[Dataset excerpt]
○ ○ ○ ○ ○

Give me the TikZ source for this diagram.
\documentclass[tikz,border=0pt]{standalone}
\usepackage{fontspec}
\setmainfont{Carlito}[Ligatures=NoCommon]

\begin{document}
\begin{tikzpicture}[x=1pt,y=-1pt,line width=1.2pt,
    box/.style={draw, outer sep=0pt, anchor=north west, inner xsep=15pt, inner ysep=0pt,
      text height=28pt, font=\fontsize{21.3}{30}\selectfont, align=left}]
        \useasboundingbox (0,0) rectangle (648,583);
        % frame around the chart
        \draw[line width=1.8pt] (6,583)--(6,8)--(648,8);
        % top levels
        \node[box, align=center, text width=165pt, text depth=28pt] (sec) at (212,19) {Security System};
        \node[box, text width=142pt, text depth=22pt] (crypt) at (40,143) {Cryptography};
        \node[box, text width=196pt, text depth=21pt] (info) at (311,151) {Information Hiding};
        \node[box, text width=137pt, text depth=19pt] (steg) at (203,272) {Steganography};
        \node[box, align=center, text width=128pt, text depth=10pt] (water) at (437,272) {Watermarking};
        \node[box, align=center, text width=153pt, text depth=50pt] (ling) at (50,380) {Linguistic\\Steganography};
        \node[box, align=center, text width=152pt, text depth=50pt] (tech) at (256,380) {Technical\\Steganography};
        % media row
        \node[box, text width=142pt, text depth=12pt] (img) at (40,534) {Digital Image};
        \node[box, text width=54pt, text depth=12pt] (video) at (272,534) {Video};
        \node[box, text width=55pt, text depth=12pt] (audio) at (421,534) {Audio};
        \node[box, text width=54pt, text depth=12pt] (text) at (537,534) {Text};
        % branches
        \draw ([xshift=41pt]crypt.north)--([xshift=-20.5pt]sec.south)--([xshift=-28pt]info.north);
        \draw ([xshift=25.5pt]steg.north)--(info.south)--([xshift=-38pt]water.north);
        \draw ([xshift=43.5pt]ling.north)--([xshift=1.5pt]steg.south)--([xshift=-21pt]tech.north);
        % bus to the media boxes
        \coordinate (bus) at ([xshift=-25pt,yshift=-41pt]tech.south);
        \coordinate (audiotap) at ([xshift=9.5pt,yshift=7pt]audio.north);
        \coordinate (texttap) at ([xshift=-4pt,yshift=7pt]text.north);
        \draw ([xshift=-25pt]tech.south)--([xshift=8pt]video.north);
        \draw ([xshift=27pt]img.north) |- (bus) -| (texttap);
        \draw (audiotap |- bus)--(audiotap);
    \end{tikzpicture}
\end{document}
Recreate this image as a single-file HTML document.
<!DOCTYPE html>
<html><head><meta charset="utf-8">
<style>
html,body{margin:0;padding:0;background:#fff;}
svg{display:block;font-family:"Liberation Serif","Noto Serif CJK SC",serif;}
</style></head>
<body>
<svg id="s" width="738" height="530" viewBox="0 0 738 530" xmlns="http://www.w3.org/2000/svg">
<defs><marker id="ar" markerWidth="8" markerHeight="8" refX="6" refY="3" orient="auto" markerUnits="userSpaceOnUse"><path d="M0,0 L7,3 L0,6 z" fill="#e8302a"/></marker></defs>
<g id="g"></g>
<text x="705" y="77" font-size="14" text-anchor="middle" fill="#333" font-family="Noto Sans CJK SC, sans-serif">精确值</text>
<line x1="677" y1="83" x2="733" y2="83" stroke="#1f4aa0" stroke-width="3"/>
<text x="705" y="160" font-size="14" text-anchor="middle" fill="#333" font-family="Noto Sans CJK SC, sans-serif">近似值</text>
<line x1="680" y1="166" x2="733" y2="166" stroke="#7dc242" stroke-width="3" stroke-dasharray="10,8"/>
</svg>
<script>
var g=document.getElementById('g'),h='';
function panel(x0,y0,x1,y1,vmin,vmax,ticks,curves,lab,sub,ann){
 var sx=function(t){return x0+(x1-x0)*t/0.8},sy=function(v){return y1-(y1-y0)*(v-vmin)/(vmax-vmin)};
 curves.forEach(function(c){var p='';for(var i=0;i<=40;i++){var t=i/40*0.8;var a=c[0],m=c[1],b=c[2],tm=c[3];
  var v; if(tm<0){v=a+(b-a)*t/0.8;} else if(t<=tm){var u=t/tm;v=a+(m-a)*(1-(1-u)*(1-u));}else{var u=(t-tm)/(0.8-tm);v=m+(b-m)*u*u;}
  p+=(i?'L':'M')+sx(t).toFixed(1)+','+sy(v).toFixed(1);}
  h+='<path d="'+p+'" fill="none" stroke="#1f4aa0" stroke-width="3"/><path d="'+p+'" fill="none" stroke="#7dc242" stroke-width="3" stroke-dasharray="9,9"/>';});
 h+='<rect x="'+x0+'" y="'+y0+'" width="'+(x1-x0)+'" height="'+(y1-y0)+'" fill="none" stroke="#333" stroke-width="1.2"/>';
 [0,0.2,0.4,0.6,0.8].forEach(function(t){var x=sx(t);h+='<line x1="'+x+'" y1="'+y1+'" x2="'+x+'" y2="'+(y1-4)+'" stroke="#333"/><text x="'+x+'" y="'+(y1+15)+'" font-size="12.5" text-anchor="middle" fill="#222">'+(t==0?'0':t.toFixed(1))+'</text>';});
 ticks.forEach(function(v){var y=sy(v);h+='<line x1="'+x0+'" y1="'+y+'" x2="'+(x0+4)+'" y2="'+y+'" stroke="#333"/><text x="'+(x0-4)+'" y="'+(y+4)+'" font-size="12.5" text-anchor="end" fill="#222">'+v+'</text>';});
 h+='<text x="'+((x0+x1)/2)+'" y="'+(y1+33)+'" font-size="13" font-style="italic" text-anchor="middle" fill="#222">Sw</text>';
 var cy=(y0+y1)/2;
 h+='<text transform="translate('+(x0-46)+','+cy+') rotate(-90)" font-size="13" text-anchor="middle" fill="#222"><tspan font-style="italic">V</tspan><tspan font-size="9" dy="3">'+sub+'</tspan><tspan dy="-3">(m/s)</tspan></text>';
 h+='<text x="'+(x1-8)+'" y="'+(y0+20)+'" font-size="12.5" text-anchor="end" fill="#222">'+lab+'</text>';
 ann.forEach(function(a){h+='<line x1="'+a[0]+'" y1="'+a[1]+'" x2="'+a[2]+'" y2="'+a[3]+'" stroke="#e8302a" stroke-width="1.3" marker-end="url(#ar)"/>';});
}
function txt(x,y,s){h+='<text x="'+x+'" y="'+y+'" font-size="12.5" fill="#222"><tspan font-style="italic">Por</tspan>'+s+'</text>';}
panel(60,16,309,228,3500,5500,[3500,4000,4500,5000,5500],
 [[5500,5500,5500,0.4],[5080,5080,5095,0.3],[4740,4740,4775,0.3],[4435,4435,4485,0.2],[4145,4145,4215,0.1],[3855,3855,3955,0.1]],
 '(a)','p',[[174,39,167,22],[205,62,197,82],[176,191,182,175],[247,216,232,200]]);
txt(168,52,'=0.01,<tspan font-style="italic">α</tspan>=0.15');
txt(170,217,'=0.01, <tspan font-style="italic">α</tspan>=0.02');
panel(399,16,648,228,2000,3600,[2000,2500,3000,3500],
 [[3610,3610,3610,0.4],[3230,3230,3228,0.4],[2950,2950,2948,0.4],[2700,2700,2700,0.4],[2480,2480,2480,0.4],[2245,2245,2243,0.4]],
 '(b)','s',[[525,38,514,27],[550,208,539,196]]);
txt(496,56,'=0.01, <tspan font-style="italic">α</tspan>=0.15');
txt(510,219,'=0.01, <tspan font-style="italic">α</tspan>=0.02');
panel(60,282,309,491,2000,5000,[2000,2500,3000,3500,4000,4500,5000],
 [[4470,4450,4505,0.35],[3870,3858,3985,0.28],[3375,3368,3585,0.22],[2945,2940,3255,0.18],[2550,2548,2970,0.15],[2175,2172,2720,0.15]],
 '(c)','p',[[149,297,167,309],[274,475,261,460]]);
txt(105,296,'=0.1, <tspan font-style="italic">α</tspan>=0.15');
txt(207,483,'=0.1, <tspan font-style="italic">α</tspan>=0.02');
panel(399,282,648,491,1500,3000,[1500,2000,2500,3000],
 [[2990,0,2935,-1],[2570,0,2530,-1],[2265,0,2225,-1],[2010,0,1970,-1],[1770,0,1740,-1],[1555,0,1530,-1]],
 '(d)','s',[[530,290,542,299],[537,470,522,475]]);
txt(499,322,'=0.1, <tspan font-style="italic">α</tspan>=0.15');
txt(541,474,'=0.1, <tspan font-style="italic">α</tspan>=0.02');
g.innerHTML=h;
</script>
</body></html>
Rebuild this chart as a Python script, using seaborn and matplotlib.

○ ○ ○ ○ ○

- [Task]: Which lines in the listing above hold the word "chart"? Show each of them.

- [Problem solution]:
        % frame around the chart
Rebuild this chart as a Python script, using seaborn and matplotlib.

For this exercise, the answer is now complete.